Information supplied
-- Start --
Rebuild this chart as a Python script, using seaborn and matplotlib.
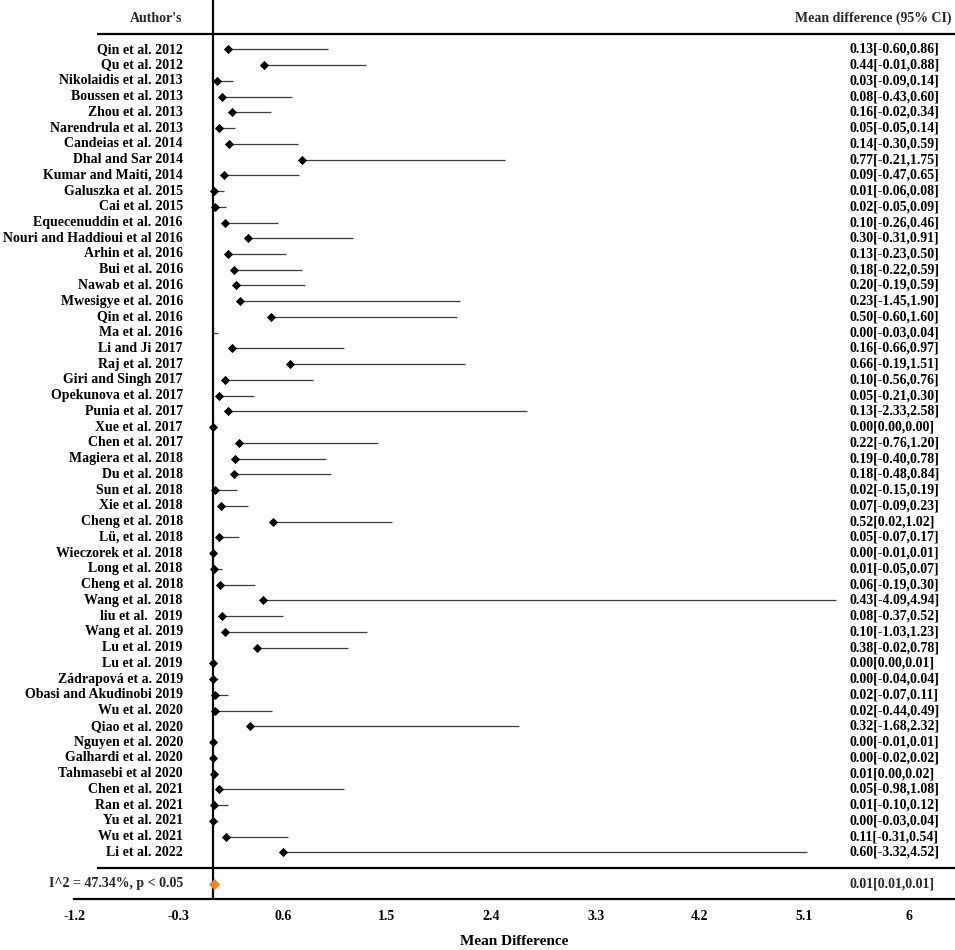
import numpy as np
import pandas as pd
import matplotlib
matplotlib.use("Agg")
import matplotlib.pyplot as plt
import seaborn as sns

# ---------------- data ----------------
authors = [
    "Qin et al. 2012", "Qu et al. 2012", "Nikolaidis et al. 2013", "Boussen et al. 2013",
    "Zhou et al. 2013", "Narendrula et al. 2013", "Candeias et al. 2014", "Dhal and Sar 2014",
    "Kumar and Maiti, 2014", "Galuszka et al. 2015", "Cai et al. 2015", "Equecenuddin et al. 2016",
    "Nouri and Haddioui et al 2016", "Arhin et al. 2016", "Bui et al. 2016", "Nawab et al. 2016",
    "Mwesigye et al. 2016", "Qin et al. 2016", "Ma et al. 2016", "Li and Ji 2017",
    "Raj et al. 2017", "Giri and Singh 2017", "Opekunova et al. 2017", "Punia et al. 2017",
    "Xue et al. 2017", "Chen et al. 2017", "Magiera et al. 2018", "Du et al. 2018",
    "Sun et al. 2018", "Xie et al. 2018", "Cheng et al. 2018", "Lü, et al. 2018",
    "Wieczorek et al. 2018", "Long et al. 2018", "Cheng et al. 2018", "Wang et al. 2018",
    "liu et al.  2019", "Wang et al. 2019", "Lu et al. 2019", "Lu et al. 2019",
    "Zádrapová et a. 2019", "Obasi and Akudinobi 2019", "Wu et al. 2020", "Qiao et al. 2020",
    "Nguyen et al. 2020", "Galhardi et al. 2020", "Tahmasebi et al 2020", "Chen et al. 2021",
    "Ran et al. 2021", "Yu et al. 2021", "Wu et al. 2021", "Li et al. 2022",
]
means = [
    0.13, 0.44, 0.03, 0.08, 0.16, 0.05, 0.14, 0.77, 0.09, 0.01, 0.02, 0.10, 0.30,
    0.13, 0.18, 0.20, 0.23, 0.50, 0.00, 0.16, 0.66, 0.10, 0.05, 0.13, 0.00, 0.22,
    0.19, 0.18, 0.02, 0.07, 0.52, 0.05, 0.00, 0.01, 0.06, 0.43, 0.08, 0.10, 0.38,
    0.00, 0.00, 0.02, 0.02, 0.32, 0.00, 0.00, 0.01, 0.05, 0.01, 0.00, 0.11, 0.60,
]
lowers = [
    -0.60, -0.01, -0.09, -0.43, -0.02, -0.05, -0.30, -0.21, -0.47, -0.06, -0.05, -0.26, -0.31,
    -0.23, -0.22, -0.19, -1.45, -0.60, -0.03, -0.66, -0.19, -0.56, -0.21, -2.33, 0.00, -0.76,
    -0.40, -0.48, -0.15, -0.09, 0.02, -0.07, -0.01, -0.05, -0.19, -4.09, -0.37, -1.03, -0.02,
    0.00, -0.04, -0.07, -0.44, -1.68, -0.01, -0.02, 0.00, -0.98, -0.10, -0.03, -0.31, -3.32,
]
uppers = [
    0.86, 0.88, 0.14, 0.60, 0.34, 0.14, 0.59, 1.75, 0.65, 0.08, 0.09, 0.46, 0.91,
    0.50, 0.59, 0.59, 1.90, 1.60, 0.04, 0.97, 1.51, 0.76, 0.30, 2.58, 0.00, 1.20,
    0.78, 0.84, 0.19, 0.23, 1.02, 0.17, 0.01, 0.07, 0.30, 4.94, 0.52, 1.23, 0.78,
    0.01, 0.04, 0.11, 0.49, 2.32, 0.01, 0.02, 0.02, 1.08, 0.12, 0.04, 0.54, 4.52,
]
no_marker = ["Ma et al. 2016"]

pooled_mean = 0.01
pooled_lower = 0.01
pooled_upper = 0.01
heterogeneity = "I^2 = 47.34%, p < 0.05"

xticks = [-1.2, -0.3, 0.6, 1.5, 2.4, 3.3, 4.2, 5.1, 6]
xtick_labels = ["-1.2", "-0.3", "0.6", "1.5", "2.4", "3.3", "4.2", "5.1", "6"]

# ---------------- style ----------------
sns.set_theme(style="white")
plt.rcParams["font.family"] = ["Liberation Serif", "DejaVu Serif"]
plt.rcParams["font.weight"] = "bold"

n = len(authors)
df = pd.DataFrame({"author": authors, "mean": means, "lower": lowers,
                   "upper": uppers, "row": np.arange(n)})
df["label"] = [f"{m:.2f}[{l:.2f},{u:.2f}]" for m, l, u in zip(means, lowers, uppers)]

W, H = 955, 950
fig = plt.figure(figsize=(W / 100, H / 100), dpi=100)
ax = fig.add_axes([74 / W, (H - 899.3) / H, 1 - 74 / W, 899.3 / H])

# CI lines (drawn from the estimate rightwards, as in the original figure)
ax.errorbar(df["mean"], df["row"], xerr=[np.zeros(n), df["upper"]], fmt="none",
            ecolor="#3a3a3a", elinewidth=0.9, capsize=0, zorder=2)

shown = df[~df["author"].isin(no_marker)]
sns.scatterplot(data=shown, x="mean", y="row", marker="D", s=22, color="black",
                linewidth=0, ax=ax, zorder=3, legend=False)
sns.scatterplot(x=[pooled_mean], y=[n + 1], marker="D", s=32, color="#F7801F",
                linewidth=0, ax=ax, zorder=3, legend=False)

ax.set_xlim(-1.2, 6.4)
ax.set_ylim(n + 1.98, -3.13)

# structure lines
ax.axvline(0, color="black", lw=1.6, zorder=1)
ax.hlines([-1, n], -1.0, 6.4, color="black", lw=1.6, clip_on=False)

for s in ["top", "right", "left"]:
    ax.spines[s].set_visible(False)
ax.spines["bottom"].set_color("black")
ax.spines["bottom"].set_linewidth(1.6)

fs = 10
name_x = -0.261
ci_x = 5.49
for _, r in df.iterrows():
    ax.text(name_x, r["row"], r["author"], ha="right", va="center", fontsize=fs,
            fontweight="bold", color="black")
    ax.text(ci_x, r["row"], r["label"], ha="left", va="center", fontsize=fs,
            fontweight="bold", color="black")

ax.text(name_x, -1.97, "Author's", ha="right", va="center", fontsize=fs, fontweight="bold")
ax.text(6.37, -1.97, "Mean difference (95% CI)", ha="right", va="center", fontsize=fs,
        fontweight="bold")
ax.text(name_x, n + 1, heterogeneity, ha="right", va="center", fontsize=fs, fontweight="bold")
ax.text(ci_x, n + 1, f"{pooled_mean:.2f}[{pooled_lower:.2f},{pooled_upper:.2f}]",
        ha="left", va="center", fontsize=fs, fontweight="bold")

ax.set_xticks(xticks)
ax.set_xticklabels(xtick_labels, fontsize=fs, fontweight="bold", color="black")
ax.tick_params(axis="x", length=0, pad=8)
ax.set_yticks([])
ax.set_ylabel("")
ax.set_xlabel("Mean Difference", fontsize=11, fontweight="bold", color="black", labelpad=8)

fig.savefig("out.png", dpi=100, facecolor="white")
-- End --
From the first line above down to the line with "import seaborn as sns", reproduce every line and no others, omitting pictures.

Response
Rebuild this chart as a Python script, using seaborn and matplotlib.
import numpy as np
import pandas as pd
import matplotlib
matplotlib.use("Agg")
import matplotlib.pyplot as plt
import seaborn as sns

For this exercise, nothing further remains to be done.